The state-run St. Louis Regional Convention and Sports Complex Authority is set to ask for $50 million in state tax credits for a new St. Louis Rams stadium tomorrow, something that isn’t entirely a surprise, given that this has always been part of Gov. Jay Nixon’s stadium funding plan. Way down at the bottom of the St. Louis Post-Dispatch article, though, there’s a tidbit that’s worth exploring further:
Under one option to be presented to the finance board, the Dome authority would donate $100 million raised for the project to a nonprofit entity, which would then contribute $100 million to the board’s Infrastructure Development Fund.
In return for this contribution, the board would issue $50 million in tax credits to the nonprofit, which in turn would sell the credits and donate the proceeds to the Dome authority. The application says it expects to get about 95 cents on the dollar for those tax credits.
That’s a whole lot of paper-shuffling, but the interesting bit is at the end, where the state would be issuing $50 million in tax credits, but the Dome authority would only be getting $47.5 million in proceeds. That’s not a huge difference, but $2.5 million is $2.5 million, which raises the question: Why not just have the state give $50 million to the project directly, instead of mucking around with funneling money through tax credits and nonprofits?

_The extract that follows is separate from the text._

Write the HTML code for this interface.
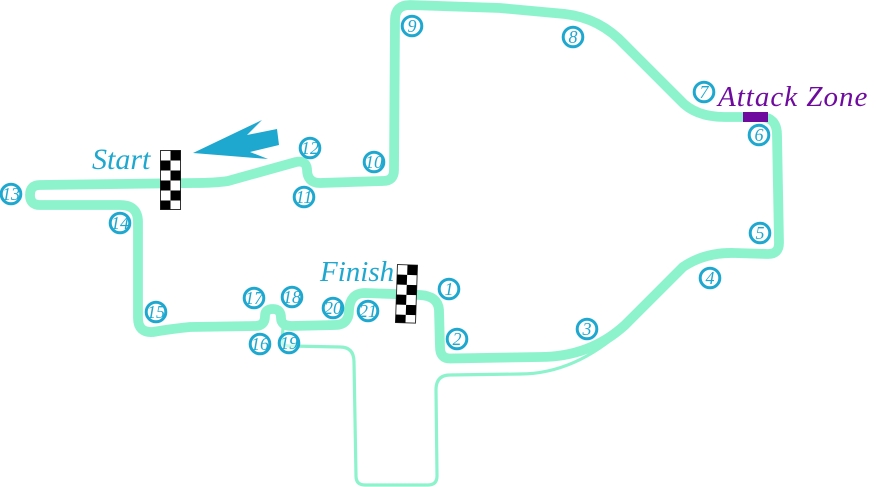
<!DOCTYPE html>
<html>
<head>
<meta charset="utf-8">
<style>
html,body{margin:0;padding:0;background:#fff;width:876px;height:487px;overflow:hidden}
svg{display:block}
.l{font-family:"Liberation Serif",serif;font-style:italic;fill:#1ea8cf}
.n{font-family:"Liberation Serif",serif;font-style:italic;font-size:18px;fill:#1ea8cf;text-anchor:middle}
circle{fill:#fff;fill-opacity:.5;stroke:#1ea8cf;stroke-width:3}
</style>
</head>
<body>
<svg width="876" height="487" viewBox="0 0 876 487" xmlns="http://www.w3.org/2000/svg">
<path d="M283 328 L282 341 Q282 346 290 346 L340 347 Q354 347 354 362 L356 476 Q356 485 365 485 L428 485 Q437 485 437 476 L436 390 Q436 375 450 375 L520 374 Q575 374 625 328" fill="none" stroke="#8cf3cd" stroke-width="3.200"/>
<path d="M40 185 L195 183 Q215 183 228 181 L296 162 Q306 160 307 169 Q307 183 320 183 L383 181 Q394 181 394 170 L395 20 Q395 5 410 5 L500 8 L565 14 Q600 18 625 45 L680 100 Q695 117 725 117 L760 117 Q777 117 777 135 L779 243 Q779 254 768 254 L735 253 Q705 252 683 267 L625 325 Q590 357 540 357 L450 358.500 Q440 358.500 440 347 L439 310 Q438 296 420 295 L365 293 Q350 293 349 310 Q349 325 335 325 L292 326 Q281 326 281 318 Q281 309 273 309 Q265 309 265 316 Q265 326 255 326 L190 327 Q170 329 153 332 Q138 333 138 318 L138 222 Q138 205 120 205 L40 205 Q30 205 30 195 Q30 185 40 185 Z" fill="none" stroke="#8cf3cd" stroke-width="9.800" stroke-linejoin="round"/>
<polygon points="193,153 262,120 247,135 277,129 279,145 250,152 268,159" fill="#1ea8cf"/>
<rect x="743" y="112" width="25" height="10" fill="#6f0a9f"/>

<g transform="translate(160.500 150.500)">
<rect width="20" height="59" fill="#fff" stroke="#333" stroke-width="1"/>
<rect x="10" y="0" width="10" height="10"/><rect x="0" y="10" width="10" height="10"/><rect x="10" y="20" width="10" height="10"/><rect x="0" y="30" width="10" height="10"/><rect x="10" y="40" width="10" height="10"/><rect x="0" y="50" width="10" height="9"/>
</g>
<g transform="translate(397.500 264.500) rotate(2)">
<rect width="20" height="58" fill="#fff" stroke="#333" stroke-width="1"/>
<rect x="10" y="0" width="10" height="10"/><rect x="0" y="10" width="10" height="10"/><rect x="10" y="20" width="10" height="10"/><rect x="0" y="30" width="10" height="10"/><rect x="10" y="40" width="10" height="10"/><rect x="0" y="50" width="10" height="8"/>
</g>

<text class="l" x="92" y="169" font-size="30">Start</text>
<text class="l" x="320" y="281" font-size="29">Finish</text>
<text x="718" y="106" font-family="'Liberation Serif',serif" font-style="italic" font-size="29" letter-spacing="1" fill="#6f0a9f">Attack Zone</text>

<circle cx="449" cy="289" r="9.800"/><text class="n" x="449" y="295">1</text>
<circle cx="457" cy="339" r="9.800"/><text class="n" x="457" y="345">2</text>
<circle cx="587" cy="329" r="9.800"/><text class="n" x="587" y="335">3</text>
<circle cx="710" cy="278" r="9.800"/><text class="n" x="710" y="284">4</text>
<circle cx="760" cy="233" r="9.800"/><text class="n" x="760" y="239">5</text>
<circle cx="759" cy="135" r="9.800"/><text class="n" x="759" y="141">6</text>
<circle cx="704" cy="92" r="9.800"/><text class="n" x="704" y="98">7</text>
<circle cx="573" cy="37" r="9.800"/><text class="n" x="573" y="43">8</text>
<circle cx="412" cy="26" r="9.800"/><text class="n" x="412" y="32">9</text>
<circle cx="374" cy="162" r="9.800"/><text class="n" x="374" y="168">10</text>
<circle cx="304" cy="197" r="9.800"/><text class="n" x="304" y="203">11</text>
<circle cx="310" cy="148" r="9.800"/><text class="n" x="310" y="154">12</text>
<circle cx="11" cy="194" r="9.800"/><text class="n" x="11" y="200">13</text>
<circle cx="120" cy="223" r="9.800"/><text class="n" x="120" y="229">14</text>
<circle cx="156" cy="312" r="9.800"/><text class="n" x="156" y="318">15</text>
<circle cx="260" cy="344" r="9.800"/><text class="n" x="260" y="350">16</text>
<circle cx="254" cy="298" r="9.800"/><text class="n" x="254" y="304">17</text>
<circle cx="292" cy="297" r="9.800"/><text class="n" x="292" y="303">18</text>
<circle cx="289" cy="343" r="9.800"/><text class="n" x="289" y="349">19</text>
<circle cx="333" cy="308" r="9.800"/><text class="n" x="333" y="314">20</text>
<circle cx="368" cy="311" r="9.800"/><text class="n" x="368" y="317">21</text>
</svg>
</body>
</html>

I’m guessing here (Missouri locals and/or public finance experts, correct me if I’m wrong), but my assumption is that it’s so the headlines read “Dome authority to ask for $50 million in state tax credits” and not “Nixon proposes giving $50 million more to Rams.” It comes to the exact same thing, but for whatever reason some people think of tax expenditures as different from public spending, so apparently it’s worth $2.5 million to keep up this charade.